*Written problem*:
Extract the first line of the entries below and every line after it up to the one containing "(ex1) at (527,242)", both kept. Pictures are excluded.

*Material provided*:

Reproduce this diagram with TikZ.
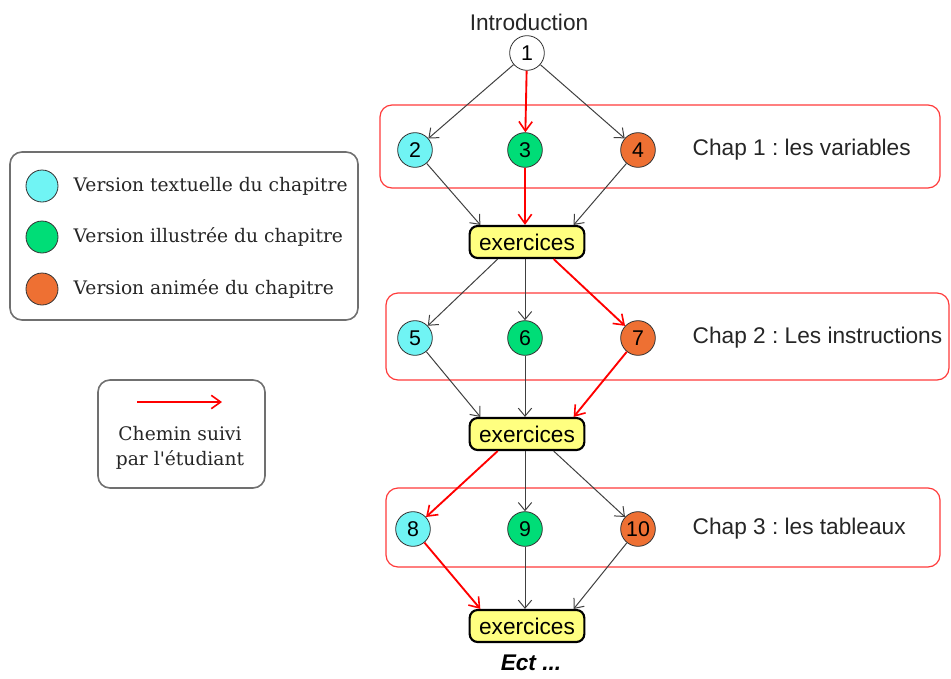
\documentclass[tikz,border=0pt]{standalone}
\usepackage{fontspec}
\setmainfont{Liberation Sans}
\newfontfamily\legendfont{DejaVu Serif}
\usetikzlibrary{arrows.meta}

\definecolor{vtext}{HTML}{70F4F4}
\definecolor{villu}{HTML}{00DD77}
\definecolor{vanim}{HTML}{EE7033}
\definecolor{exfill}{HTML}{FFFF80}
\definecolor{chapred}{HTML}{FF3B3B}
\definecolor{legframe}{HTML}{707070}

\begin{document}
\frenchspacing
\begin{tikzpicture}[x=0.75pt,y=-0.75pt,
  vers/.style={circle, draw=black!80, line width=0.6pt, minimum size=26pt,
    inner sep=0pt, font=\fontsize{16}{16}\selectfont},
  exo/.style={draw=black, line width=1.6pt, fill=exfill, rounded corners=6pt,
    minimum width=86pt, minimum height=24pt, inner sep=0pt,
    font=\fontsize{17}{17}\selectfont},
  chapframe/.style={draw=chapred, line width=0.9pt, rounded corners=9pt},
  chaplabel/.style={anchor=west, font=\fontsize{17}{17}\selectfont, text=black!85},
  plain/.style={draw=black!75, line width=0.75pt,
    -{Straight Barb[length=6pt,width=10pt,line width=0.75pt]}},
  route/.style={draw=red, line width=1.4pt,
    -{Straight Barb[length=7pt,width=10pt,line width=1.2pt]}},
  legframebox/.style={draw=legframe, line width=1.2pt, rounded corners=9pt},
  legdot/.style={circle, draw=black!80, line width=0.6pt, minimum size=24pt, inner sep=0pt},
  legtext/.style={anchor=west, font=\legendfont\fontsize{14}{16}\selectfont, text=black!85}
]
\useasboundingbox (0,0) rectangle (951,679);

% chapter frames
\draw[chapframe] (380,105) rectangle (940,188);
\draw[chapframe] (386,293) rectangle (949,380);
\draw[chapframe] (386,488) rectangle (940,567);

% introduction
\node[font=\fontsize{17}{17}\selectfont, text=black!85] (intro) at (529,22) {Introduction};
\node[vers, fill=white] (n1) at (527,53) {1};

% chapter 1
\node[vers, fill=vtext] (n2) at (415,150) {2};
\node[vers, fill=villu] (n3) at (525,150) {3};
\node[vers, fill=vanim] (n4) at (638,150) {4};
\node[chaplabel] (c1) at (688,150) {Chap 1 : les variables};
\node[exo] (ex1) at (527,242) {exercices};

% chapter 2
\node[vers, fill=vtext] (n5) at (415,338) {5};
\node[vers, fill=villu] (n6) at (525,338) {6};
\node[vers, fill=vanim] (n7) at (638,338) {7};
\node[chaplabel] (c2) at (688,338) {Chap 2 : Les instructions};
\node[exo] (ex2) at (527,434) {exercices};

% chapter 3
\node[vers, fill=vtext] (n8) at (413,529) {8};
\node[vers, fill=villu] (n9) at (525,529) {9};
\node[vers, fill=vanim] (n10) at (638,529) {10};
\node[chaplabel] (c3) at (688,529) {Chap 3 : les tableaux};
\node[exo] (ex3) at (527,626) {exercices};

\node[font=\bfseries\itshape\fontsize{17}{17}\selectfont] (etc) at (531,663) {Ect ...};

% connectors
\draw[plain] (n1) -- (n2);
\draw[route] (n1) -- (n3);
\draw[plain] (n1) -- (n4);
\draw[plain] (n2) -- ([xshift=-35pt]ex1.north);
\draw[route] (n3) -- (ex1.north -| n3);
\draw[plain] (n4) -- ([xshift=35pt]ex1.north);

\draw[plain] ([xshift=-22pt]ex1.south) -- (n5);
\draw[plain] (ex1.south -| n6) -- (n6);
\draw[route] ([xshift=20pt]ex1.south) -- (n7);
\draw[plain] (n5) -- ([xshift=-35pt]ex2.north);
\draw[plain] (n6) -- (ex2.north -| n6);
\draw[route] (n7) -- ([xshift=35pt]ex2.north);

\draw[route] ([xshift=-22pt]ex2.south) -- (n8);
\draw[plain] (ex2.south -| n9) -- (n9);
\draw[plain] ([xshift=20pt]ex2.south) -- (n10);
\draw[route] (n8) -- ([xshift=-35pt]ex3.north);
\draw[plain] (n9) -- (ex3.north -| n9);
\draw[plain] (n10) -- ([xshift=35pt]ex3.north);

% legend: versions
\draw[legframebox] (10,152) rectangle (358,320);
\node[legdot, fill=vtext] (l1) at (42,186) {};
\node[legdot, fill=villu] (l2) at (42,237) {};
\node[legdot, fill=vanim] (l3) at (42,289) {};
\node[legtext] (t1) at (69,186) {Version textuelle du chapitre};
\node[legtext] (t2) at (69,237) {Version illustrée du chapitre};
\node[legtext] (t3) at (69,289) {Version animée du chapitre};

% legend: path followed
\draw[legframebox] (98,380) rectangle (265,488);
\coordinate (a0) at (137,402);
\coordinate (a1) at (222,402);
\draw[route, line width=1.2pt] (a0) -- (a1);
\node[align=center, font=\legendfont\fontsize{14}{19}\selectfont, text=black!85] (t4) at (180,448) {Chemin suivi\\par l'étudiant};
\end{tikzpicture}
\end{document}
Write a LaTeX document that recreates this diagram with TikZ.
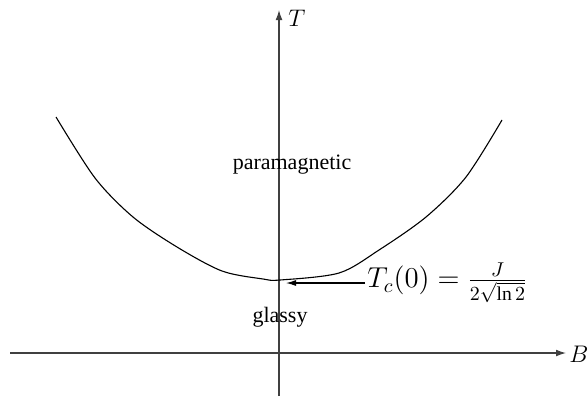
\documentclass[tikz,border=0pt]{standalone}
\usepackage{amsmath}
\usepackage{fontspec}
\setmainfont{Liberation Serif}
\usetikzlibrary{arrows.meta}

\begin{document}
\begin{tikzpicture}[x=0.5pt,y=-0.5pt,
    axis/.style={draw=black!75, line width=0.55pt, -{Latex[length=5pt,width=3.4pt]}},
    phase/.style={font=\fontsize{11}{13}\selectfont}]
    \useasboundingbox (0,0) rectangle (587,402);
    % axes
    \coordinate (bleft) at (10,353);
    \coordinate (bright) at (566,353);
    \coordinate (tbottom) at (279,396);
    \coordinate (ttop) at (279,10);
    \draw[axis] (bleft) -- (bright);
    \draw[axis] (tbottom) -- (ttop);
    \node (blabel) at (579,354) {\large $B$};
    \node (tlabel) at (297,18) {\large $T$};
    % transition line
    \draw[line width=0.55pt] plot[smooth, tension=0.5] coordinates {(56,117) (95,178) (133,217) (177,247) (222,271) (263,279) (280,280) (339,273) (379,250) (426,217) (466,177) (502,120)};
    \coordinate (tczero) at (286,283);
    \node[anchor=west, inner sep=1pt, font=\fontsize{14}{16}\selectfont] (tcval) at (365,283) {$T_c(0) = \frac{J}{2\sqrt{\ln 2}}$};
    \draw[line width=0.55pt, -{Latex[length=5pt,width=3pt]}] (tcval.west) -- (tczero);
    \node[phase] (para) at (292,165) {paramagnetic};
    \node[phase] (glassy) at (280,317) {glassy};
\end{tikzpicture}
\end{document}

*Response below*:
Reproduce this diagram with TikZ.
\documentclass[tikz,border=0pt]{standalone}
\usepackage{fontspec}
\setmainfont{Liberation Sans}
\newfontfamily\legendfont{DejaVu Serif}
\usetikzlibrary{arrows.meta}

\definecolor{vtext}{HTML}{70F4F4}
\definecolor{villu}{HTML}{00DD77}
\definecolor{vanim}{HTML}{EE7033}
\definecolor{exfill}{HTML}{FFFF80}
\definecolor{chapred}{HTML}{FF3B3B}
\definecolor{legframe}{HTML}{707070}

\begin{document}
\frenchspacing
\begin{tikzpicture}[x=0.75pt,y=-0.75pt,
  vers/.style={circle, draw=black!80, line width=0.6pt, minimum size=26pt,
    inner sep=0pt, font=\fontsize{16}{16}\selectfont},
  exo/.style={draw=black, line width=1.6pt, fill=exfill, rounded corners=6pt,
    minimum width=86pt, minimum height=24pt, inner sep=0pt,
    font=\fontsize{17}{17}\selectfont},
  chapframe/.style={draw=chapred, line width=0.9pt, rounded corners=9pt},
  chaplabel/.style={anchor=west, font=\fontsize{17}{17}\selectfont, text=black!85},
  plain/.style={draw=black!75, line width=0.75pt,
    -{Straight Barb[length=6pt,width=10pt,line width=0.75pt]}},
  route/.style={draw=red, line width=1.4pt,
    -{Straight Barb[length=7pt,width=10pt,line width=1.2pt]}},
  legframebox/.style={draw=legframe, line width=1.2pt, rounded corners=9pt},
  legdot/.style={circle, draw=black!80, line width=0.6pt, minimum size=24pt, inner sep=0pt},
  legtext/.style={anchor=west, font=\legendfont\fontsize{14}{16}\selectfont, text=black!85}
]
\useasboundingbox (0,0) rectangle (951,679);

% chapter frames
\draw[chapframe] (380,105) rectangle (940,188);
\draw[chapframe] (386,293) rectangle (949,380);
\draw[chapframe] (386,488) rectangle (940,567);

% introduction
\node[font=\fontsize{17}{17}\selectfont, text=black!85] (intro) at (529,22) {Introduction};
\node[vers, fill=white] (n1) at (527,53) {1};

% chapter 1
\node[vers, fill=vtext] (n2) at (415,150) {2};
\node[vers, fill=villu] (n3) at (525,150) {3};
\node[vers, fill=vanim] (n4) at (638,150) {4};
\node[chaplabel] (c1) at (688,150) {Chap 1 : les variables};
\node[exo] (ex1) at (527,242) {exercices};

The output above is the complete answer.